Facebook announced Thursday it will launch a new campaign to combat cyberbullying, in a partnership with the state of Maryland, where the company will begin a pilot program.
The new program will give school teachers and staff a streamlined channel to report potential cyberbullying incidents on Facebook, according to an announcement from Maryland Attorney General Douglas Gansler. Each school system will have one point person who deals directly with Facebook to resolve any questionable activity that is not resolved through Facebook's standard reporting system within 24 hours, through the site's "Educator Escalation Channel."
"Too often, we read headlines about cyberbullying that inflicts serious emotional trauma on children, or worse yet, ends in tragedy," Gansler said in a statement. "We can no longer brush off these episodes and we must reject a 'kids will be kids' mentality that ignores how to confront this troubling trend."
Nationwide, 28 percent of middle and high school students experience some type of bullying, according to PACER's National Bullying Prevention Center.
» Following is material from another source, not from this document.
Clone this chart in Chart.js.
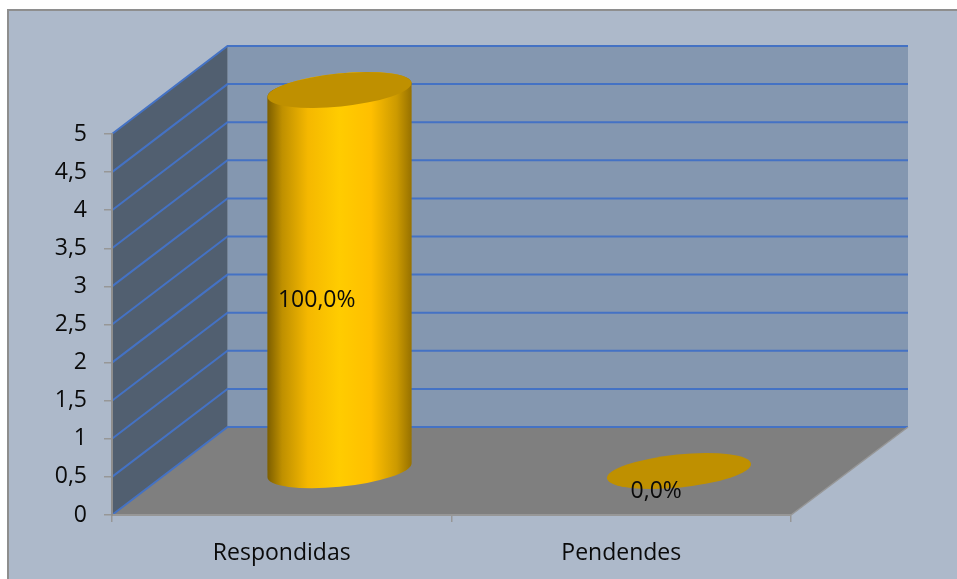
<!DOCTYPE html>
<html>
<head>
<meta charset="utf-8">
<script src="https://cdn.jsdelivr.net/npm/chart.js@4"></script>
<style>
  html, body { margin: 0; padding: 0; background: #fff; }
  #box { width: 957px; height: 579px; }
</style>
</head>
<body>
<div id="box"><canvas id="answersChart"></canvas></div>
<script>
const categories = ['Respondidas', 'Pendendes'];
const answers = [5, 0];
const percentLabels = ['100,0%', '0,0%'];
const yMax = 5;
const yStep = 0.5;

// depth of the fake 3d box
const depthX = 115.5;
const depthY = -88;
const barWidth = 143;
// cylinder cap
const capA = 72.4;
const capB = 16.5;
const capRot = -5.8 * Math.PI / 180;
const capTan = Math.atan(-(capB / capA) * Math.tan(capRot));

const fontName = '"Open Sans", sans-serif';
const fontSize = 23;

function barGradient(ctx, x) {
  var g = ctx.createLinearGradient(x - barWidth / 2, 0, x + barWidth / 2, 0);
  g.addColorStop(0, '#7F6000');
  g.addColorStop(0.1, '#BF9000');
  g.addColorStop(0.28, '#F5B800');
  g.addColorStop(0.5, '#FFCC00');
  g.addColorStop(0.72, '#FFBF00');
  g.addColorStop(0.9, '#CC9A00');
  g.addColorStop(1, '#997300');
  return g;
}

function cylinderPath(ctx, bar) {
  ctx.ellipse(bar.x, bar.y, capA, capB, capRot, capTan + Math.PI, capTan + Math.PI * 2);
  ctx.ellipse(bar.x, bar.base, capA, capB, capRot, capTan, capTan + Math.PI);
  ctx.closePath();
}

const box3d = {
  id: 'box3d',
  beforeDraw(chart) {
    var ctx = chart.ctx, a = chart.chartArea, y = chart.scales.y;
    ctx.save();
    // frame
    ctx.fillStyle = '#ADB9CA';
    ctx.fillRect(7, 9, chart.width - 7, chart.height - 9);
    ctx.strokeStyle = '#8E8E8E';
    ctx.lineWidth = 2;
    ctx.beginPath();
    ctx.moveTo(8, chart.height);
    ctx.lineTo(8, 10);
    ctx.lineTo(chart.width, 10);
    ctx.stroke();

    var bx = a.left + depthX, tx = a.right + depthX + 1.5;
    // back wall
    ctx.fillStyle = '#8497B0';
    ctx.fillRect(bx, a.top + depthY, tx - bx, a.bottom - a.top);
    // left wall
    ctx.fillStyle = '#515F70';
    ctx.beginPath();
    ctx.moveTo(a.left, a.top);
    ctx.lineTo(bx, a.top + depthY);
    ctx.lineTo(bx, a.bottom + depthY);
    ctx.lineTo(a.left, a.bottom);
    ctx.closePath();
    ctx.fill();
    // floor
    ctx.fillStyle = '#7F7F7F';
    ctx.beginPath();
    ctx.moveTo(a.left, a.bottom);
    ctx.lineTo(bx, a.bottom + depthY);
    ctx.lineTo(tx, a.bottom + depthY);
    ctx.lineTo(a.right, a.bottom);
    ctx.closePath();
    ctx.fill();
    // grid lines on both walls
    ctx.strokeStyle = '#4472C4';
    ctx.lineWidth = 2;
    y.ticks.forEach(function (t) {
      var py = y.getPixelForValue(t.value);
      ctx.beginPath();
      ctx.moveTo(a.left, py);
      ctx.lineTo(bx, py + depthY);
      ctx.lineTo(tx, py + depthY);
      ctx.stroke();
    });
    // right edge of the floor
    ctx.strokeStyle = '#979797';
    ctx.lineWidth = 1.5;
    ctx.beginPath();
    ctx.moveTo(a.right, a.bottom);
    ctx.lineTo(tx, a.bottom + depthY);
    ctx.stroke();
    ctx.restore();
  },
  beforeDatasetsDraw(chart) {
    var ctx = chart.ctx;
    var bars = chart.getDatasetMeta(0).data;
    // round body of every bar that has height
    bars.forEach(function (bar) {
      if (bar.base - bar.y < 1) return;
      ctx.save();
      ctx.translate(depthX / 2, depthY / 2);
      ctx.fillStyle = barGradient(ctx, bar.x);
      ctx.beginPath();
      cylinderPath(ctx, bar);
      ctx.fill();
      ctx.restore();
    });
    // the rectangles themselves get clipped to the cylinder outline
    ctx.save();
    ctx.translate(depthX / 2, depthY / 2);
    ctx.beginPath();
    bars.forEach(function (bar) {
      cylinderPath(ctx, bar);
    });
    ctx.clip();
  },
  afterDatasetsDraw(chart) {
    var ctx = chart.ctx;
    ctx.restore();
    var bars = chart.getDatasetMeta(0).data;
    bars.forEach(function (bar) {
      ctx.save();
      ctx.translate(depthX / 2, depthY / 2);
      ctx.fillStyle = '#BF9000';
      ctx.beginPath();
      ctx.ellipse(bar.x, bar.y, capA, capB, capRot, 0, Math.PI * 2);
      ctx.fill();
      ctx.restore();
    });
    // data labels
    ctx.save();
    ctx.fillStyle = '#0A0A0A';
    ctx.font = fontSize + 'px ' + fontName;
    ctx.textAlign = 'center';
    ctx.textBaseline = 'middle';
    bars.forEach(function (bar, i) {
      ctx.fillText(percentLabels[i], bar.x + 35, (bar.y + bar.base) / 2 - 23.5);
    });
    ctx.restore();
  }
};

document.addEventListener('DOMContentLoaded', function () {
  var ctx = document.getElementById('answersChart').getContext('2d');
  new Chart(ctx, {
    type: 'bar',
    data: {
      labels: categories,
      datasets: [{
        data: answers,
        barThickness: barWidth,
        borderWidth: 0,
        backgroundColor: function (c) {
          var xs = c.chart.scales.x;
          if (!xs || c.dataIndex === undefined) return '#FFCC00';
          var px = xs.getPixelForValue(c.dataIndex);
          if (!isFinite(px)) return '#FFCC00';
          return barGradient(c.chart.ctx, px);
        }
      }]
    },
    plugins: [box3d],
    options: {
      responsive: true,
      maintainAspectRatio: false,
      animation: false,
      layout: { padding: { left: 0, right: 166, top: 134, bottom: 0 } },
      plugins: { legend: { display: false }, tooltip: { enabled: false } },
      scales: {
        x: {
          afterFit: function (s) { s.height = 64; },
          grid: { drawOnChartArea: false, color: '#979797', tickLength: 7, lineWidth: 1.5 },
          border: { color: '#979797', width: 2 },
          ticks: { color: '#0A0A0A', padding: 18, maxRotation: 0, font: { family: fontName, size: fontSize } }
        },
        y: {
          min: 0,
          max: yMax,
          afterFit: function (s) { s.width = 112; },
          grid: { drawOnChartArea: false, color: '#979797', tickLength: 8, lineWidth: 1.5 },
          border: { color: '#8E8E8E', width: 2 },
          ticks: {
            stepSize: yStep,
            color: '#0A0A0A',
            padding: 17,
            font: { family: fontName, size: fontSize },
            callback: function (v) { return String(v).replace('.', ','); }
          }
        }
      }
    }
  });
});
</script>
</body>
</html>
But the majority of students who said they were bullied did not report it.
The CDC reports that victims of bullying can suffer from long-term physical and psychological effects, including an increased risk of depression, anxiety, sleep difficulties and poor school adjustment. Likewise, kids and teens who bully others are at a higher risk for substance abuse, academic problems, and violence later in life.
And a recent analysis on bullying data conducted by researchers at Cohen Children's Medical Center of New York found that the prevalence of cyberbullying is nearly as serious as bullying overall. The study found that one in six high school students are victims of cyberbullying each year, and that the problem is likely to advance as computers, smartphones and other technologies become more accessible to youth.
In fact, a 2011 Consumer Reports survey found that 1 million children reported being victims of cyberbullying on Facebook in 2011.
"Although teenagers generally embrace being connected to the Web and each other 24/7, we must recognize that these new technologies carry with them the potential to traumatize youth in new and different ways," said Andrew Adesman, chief of developmental and behavioral pediatrics at Cohen Children's Medical Center, in a statement.